The other direct and provocative word Christ uses seven times in this chapter is the word “flesh.” Some Bible translations will have that word written as “body,” but if you read the Greek, it is σάρκα (“sárka” or “sarx”), which literally translates as “flesh,” whereas the generic Greek word for “body” is σώμα (“sóma”). It is even the root of the Greek word for “carnivorous”: σαρκοβόρος (sarkovóros).

So Christ says to “chew” His “flesh,” and the crowd finds this hard to accept: “Many therefore of his disciples, hearing it, said: This saying is hard, and who can hear it?”

And here they actually leave Christ’s discipleship: “After this many of his disciples went back; and walked no more with him.”

It is therefore clear from reading John 6 that the crowd, those who heard the Bread of Life discourse in person understood Christ as saying they need to consume His real flesh. Why else would they have walked away? And if they misunderstood, why did Jesus not try to clarify and keep them from walking away with a misunderstanding? They knew exactly what He meant, and so did every early Christian who wrote on this topic.

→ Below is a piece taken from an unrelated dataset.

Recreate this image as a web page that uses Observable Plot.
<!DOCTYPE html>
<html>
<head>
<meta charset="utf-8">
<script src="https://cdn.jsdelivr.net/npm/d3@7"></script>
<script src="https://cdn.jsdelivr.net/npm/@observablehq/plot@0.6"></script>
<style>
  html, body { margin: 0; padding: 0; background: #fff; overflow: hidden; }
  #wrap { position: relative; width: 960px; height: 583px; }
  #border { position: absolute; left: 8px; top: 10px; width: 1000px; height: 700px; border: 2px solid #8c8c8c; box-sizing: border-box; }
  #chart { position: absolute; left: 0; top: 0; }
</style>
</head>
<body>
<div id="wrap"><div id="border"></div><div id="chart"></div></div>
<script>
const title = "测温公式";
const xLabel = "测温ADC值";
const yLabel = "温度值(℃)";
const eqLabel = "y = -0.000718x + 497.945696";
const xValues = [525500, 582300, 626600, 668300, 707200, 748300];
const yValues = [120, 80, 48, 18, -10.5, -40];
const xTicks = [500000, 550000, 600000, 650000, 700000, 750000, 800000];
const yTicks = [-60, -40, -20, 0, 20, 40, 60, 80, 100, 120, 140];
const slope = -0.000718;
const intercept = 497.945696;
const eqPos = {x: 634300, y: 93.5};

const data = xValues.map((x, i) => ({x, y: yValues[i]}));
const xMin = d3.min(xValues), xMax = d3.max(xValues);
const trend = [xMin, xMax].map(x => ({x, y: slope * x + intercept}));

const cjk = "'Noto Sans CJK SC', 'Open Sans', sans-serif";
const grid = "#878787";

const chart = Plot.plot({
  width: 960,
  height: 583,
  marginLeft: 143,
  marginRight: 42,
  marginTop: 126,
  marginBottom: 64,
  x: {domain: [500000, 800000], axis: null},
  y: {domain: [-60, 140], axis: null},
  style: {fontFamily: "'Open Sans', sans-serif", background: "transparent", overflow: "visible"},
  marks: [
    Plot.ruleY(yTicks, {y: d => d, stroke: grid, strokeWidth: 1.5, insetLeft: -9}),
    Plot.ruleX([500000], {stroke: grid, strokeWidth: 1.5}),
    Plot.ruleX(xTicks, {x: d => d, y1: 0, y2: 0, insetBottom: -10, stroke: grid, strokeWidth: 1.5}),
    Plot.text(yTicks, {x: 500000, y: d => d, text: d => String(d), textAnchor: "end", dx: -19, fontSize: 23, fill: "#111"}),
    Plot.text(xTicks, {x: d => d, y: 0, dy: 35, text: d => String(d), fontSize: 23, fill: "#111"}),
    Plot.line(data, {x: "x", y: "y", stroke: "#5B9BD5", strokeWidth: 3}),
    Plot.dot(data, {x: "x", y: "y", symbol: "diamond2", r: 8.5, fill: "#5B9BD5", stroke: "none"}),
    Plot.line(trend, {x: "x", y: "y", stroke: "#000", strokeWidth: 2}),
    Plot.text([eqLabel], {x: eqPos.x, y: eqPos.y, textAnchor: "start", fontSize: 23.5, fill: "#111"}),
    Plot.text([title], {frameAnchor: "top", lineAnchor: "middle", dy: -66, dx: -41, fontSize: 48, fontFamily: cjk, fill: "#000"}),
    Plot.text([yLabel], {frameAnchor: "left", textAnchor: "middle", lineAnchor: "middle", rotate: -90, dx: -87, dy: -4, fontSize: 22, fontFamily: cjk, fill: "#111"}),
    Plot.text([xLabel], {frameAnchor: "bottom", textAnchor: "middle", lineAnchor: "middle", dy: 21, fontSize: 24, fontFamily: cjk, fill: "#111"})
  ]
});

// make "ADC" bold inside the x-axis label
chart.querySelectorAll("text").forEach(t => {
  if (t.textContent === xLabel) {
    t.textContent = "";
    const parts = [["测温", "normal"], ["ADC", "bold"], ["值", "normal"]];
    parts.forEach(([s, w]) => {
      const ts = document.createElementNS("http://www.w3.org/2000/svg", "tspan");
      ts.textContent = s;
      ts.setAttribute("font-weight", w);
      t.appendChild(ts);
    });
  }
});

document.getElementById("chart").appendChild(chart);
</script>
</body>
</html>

The writings of the early Church fathers strongly support the Catholic interpretation. Irenaeus, Justin Martyr, Ignatius of Antioch, and Clement of Alexandria all wrote about this in the 2nd century; Origen, Hippolytus, and Tertullian all wrote about it in the 3rd century; and the list of early Christians who believed Christ to mean that we need to consume His flesh goes on and on. Outside of the apostles, those men were in the best position to know what Jesus meant in John 6, and they would have been quick to correct any misunderstandings or heresies arising from misinterpretation. Here are just a few quotes from the early Christian fathers:

If the Lord were from other than the Father, how could he rightly take bread, which is of the same creation as our own, and confess it to be his body and affirm that the mixture in the cup is his blood? (Irenaeus, Against Heresies 4:33–32 [A.D. 189])

Take note of those who hold heterodox opinions on the grace of Jesus Christ which has come to us, and see how contrary their opinions are to the mind of God. … They abstain from the Eucharist and from prayer because they do not confess that the Eucharist is the flesh of our Savior Jesus Christ, flesh which suffered for our sins and which that Father, in his goodness, raised up again. They who deny the gift of God are perishing in their disputes” (Ignatius of Antioch, Letter to the Smyrnaeans 6:2–7:1 [A.D. 110])

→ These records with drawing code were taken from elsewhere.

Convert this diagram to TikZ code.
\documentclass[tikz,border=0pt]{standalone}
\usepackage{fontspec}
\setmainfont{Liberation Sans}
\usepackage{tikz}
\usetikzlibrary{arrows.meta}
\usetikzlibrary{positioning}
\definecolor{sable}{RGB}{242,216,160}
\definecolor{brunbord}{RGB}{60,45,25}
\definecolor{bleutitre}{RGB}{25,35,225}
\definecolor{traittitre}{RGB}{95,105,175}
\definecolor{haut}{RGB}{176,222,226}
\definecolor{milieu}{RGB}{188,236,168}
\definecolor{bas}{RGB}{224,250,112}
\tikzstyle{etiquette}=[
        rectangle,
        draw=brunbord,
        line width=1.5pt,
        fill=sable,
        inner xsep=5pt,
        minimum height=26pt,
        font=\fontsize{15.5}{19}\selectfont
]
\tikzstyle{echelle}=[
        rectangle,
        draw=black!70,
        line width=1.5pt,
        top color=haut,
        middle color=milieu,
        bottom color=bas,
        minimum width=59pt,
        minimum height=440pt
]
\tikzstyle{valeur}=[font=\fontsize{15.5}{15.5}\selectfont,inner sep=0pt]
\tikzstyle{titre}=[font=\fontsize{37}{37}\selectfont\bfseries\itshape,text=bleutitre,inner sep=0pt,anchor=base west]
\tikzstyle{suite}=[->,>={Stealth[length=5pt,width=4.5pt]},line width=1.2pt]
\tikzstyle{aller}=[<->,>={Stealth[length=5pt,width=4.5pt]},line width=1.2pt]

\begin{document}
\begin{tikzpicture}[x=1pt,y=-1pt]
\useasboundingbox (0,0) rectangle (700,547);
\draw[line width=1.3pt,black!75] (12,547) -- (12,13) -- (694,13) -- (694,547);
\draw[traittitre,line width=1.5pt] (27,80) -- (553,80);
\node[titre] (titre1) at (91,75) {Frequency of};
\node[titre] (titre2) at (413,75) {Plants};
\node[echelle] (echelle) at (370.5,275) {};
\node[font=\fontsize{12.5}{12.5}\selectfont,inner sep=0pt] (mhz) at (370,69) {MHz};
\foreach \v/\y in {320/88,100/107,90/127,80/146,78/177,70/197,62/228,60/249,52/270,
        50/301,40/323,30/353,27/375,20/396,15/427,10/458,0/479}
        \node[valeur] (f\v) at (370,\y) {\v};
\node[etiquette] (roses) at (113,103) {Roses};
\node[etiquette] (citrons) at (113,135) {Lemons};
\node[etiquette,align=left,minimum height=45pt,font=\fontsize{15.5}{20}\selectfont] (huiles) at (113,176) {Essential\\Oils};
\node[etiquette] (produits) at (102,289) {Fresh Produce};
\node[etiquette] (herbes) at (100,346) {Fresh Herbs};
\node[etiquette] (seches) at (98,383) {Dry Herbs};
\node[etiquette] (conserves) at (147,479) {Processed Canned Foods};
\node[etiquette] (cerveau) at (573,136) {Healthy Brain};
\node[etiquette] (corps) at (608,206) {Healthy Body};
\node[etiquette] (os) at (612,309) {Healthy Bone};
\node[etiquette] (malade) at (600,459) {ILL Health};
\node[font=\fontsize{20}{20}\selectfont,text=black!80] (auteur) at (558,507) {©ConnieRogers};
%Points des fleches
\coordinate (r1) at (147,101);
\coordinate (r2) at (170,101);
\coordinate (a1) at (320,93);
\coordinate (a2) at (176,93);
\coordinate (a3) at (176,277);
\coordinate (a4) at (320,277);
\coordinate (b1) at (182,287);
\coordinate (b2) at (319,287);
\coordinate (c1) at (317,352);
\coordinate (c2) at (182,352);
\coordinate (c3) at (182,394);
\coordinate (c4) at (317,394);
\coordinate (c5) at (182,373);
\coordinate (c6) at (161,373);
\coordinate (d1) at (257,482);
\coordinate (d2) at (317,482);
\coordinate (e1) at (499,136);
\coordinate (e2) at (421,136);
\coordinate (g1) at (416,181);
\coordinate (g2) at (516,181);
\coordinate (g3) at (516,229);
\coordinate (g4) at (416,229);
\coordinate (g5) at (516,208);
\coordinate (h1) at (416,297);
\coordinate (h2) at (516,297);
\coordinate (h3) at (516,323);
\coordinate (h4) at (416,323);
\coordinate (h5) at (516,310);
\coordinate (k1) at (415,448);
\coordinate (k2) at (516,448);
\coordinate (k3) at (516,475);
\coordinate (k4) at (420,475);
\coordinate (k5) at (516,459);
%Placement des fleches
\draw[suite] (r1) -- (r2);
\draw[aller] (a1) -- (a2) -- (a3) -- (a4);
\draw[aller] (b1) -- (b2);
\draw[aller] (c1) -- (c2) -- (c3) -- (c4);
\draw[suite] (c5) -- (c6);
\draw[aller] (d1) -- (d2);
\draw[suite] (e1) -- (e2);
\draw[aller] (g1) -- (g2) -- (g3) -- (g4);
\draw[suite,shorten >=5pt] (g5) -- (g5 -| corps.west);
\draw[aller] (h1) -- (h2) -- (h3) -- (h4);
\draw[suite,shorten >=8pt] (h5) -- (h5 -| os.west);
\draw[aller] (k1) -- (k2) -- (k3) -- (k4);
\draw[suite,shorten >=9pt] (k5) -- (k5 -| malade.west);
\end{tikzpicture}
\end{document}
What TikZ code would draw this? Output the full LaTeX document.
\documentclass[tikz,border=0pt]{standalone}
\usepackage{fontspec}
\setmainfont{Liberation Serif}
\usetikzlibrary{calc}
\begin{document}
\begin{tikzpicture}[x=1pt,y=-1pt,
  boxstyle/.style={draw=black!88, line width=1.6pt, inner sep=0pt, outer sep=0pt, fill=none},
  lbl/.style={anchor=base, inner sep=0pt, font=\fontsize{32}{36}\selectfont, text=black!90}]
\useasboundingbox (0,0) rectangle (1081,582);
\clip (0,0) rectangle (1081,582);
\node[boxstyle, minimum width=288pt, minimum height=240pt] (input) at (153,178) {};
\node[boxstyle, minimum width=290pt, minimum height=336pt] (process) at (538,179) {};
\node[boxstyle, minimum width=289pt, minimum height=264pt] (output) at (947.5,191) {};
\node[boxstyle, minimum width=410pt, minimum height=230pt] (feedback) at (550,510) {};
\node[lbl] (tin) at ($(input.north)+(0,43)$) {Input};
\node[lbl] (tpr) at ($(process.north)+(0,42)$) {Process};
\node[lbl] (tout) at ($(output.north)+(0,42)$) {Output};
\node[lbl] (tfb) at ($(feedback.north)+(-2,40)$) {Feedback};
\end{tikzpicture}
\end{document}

The bread and the wine of the Eucharist before the holy invocation of the adorable Trinity were simple bread and wine, but the invocation having been made, the bread becomes the body of Christ and the wine the blood of Christ. (Cyril of Jerusalem, Catechetical Lectures 19:7 [A.D. 350])

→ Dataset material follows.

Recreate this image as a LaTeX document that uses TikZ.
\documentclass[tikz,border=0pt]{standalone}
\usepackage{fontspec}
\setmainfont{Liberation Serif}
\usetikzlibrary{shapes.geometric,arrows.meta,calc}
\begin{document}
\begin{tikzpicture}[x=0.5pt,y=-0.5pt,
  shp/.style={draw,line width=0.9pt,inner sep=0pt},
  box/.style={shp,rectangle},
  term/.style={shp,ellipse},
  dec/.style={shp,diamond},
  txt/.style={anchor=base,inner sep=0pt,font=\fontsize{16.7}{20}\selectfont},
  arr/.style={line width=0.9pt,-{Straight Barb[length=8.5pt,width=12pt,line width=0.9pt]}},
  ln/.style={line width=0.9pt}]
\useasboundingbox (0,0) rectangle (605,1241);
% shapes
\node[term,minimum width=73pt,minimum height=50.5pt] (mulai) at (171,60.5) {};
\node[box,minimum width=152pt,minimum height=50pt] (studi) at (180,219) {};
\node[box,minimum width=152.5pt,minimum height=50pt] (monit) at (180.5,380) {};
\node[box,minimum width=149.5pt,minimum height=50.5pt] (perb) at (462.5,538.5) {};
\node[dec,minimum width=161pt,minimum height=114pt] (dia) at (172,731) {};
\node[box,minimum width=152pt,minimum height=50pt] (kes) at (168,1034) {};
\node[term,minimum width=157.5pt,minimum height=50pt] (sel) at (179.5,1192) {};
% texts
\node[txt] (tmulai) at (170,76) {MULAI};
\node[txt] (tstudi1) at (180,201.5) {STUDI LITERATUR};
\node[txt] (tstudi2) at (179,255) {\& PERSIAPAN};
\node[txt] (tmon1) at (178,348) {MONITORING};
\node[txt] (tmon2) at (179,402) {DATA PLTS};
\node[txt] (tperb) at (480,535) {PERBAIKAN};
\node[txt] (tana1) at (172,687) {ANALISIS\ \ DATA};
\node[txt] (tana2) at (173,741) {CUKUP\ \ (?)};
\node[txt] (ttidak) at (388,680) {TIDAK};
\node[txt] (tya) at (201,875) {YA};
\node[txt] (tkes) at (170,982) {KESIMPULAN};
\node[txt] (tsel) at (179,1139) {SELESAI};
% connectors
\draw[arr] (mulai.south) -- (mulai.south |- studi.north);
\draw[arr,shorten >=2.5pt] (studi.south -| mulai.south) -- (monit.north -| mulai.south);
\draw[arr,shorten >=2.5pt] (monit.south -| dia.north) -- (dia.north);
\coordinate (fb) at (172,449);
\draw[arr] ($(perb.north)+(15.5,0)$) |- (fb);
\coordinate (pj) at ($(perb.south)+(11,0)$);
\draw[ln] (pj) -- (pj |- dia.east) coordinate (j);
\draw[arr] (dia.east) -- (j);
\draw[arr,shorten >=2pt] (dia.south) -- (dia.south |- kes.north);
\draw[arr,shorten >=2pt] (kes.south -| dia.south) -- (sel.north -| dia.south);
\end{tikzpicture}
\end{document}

I promised you [new Christians], who have now been baptized, a sermon in which I would explain the sacrament of the Lord’s Table. … That bread which you see on the altar, having been sanctified by the word of God, is the body of Christ. That chalice, or rather, what is in that chalice, having been sanctified by the word of God, is the blood of Christ. (Augustine, Sermons 227 [A.D. 411])

Many will say that much of this article is irrelevant because Christ likely did not speak Greek out of His mouth, so parsing a Greek text is useless. But if we have faith that the writers of the Gospels were inspired by the Holy Spirit, we can look at the nuances and specifics of the language in which they wrote and know with confidence that it represents the words Christ was speaking in Aramaic or Hebrew. On top of that, the text in Greek does not constitute the entire argument, nor is it splitting hairs, as I laid out multiple times through the “I am” argument; the belief of early Christians; and the people in Jesus’s day finding the teaching hard and walking away, which would not have happened if it were merely a symbol.

If you read John chapter 6, use a tool as basic as Google Translate, and read any early Christian writing on the topic, you will realize that the Catholic teaching of Christ’s true presence in the Eucharist is quite undeniable and comes directly from Scripture.


[1] Dominic, A Project. The Bible versus the Catechism?: a Controversy. Lulu.com, 2004. Page 205.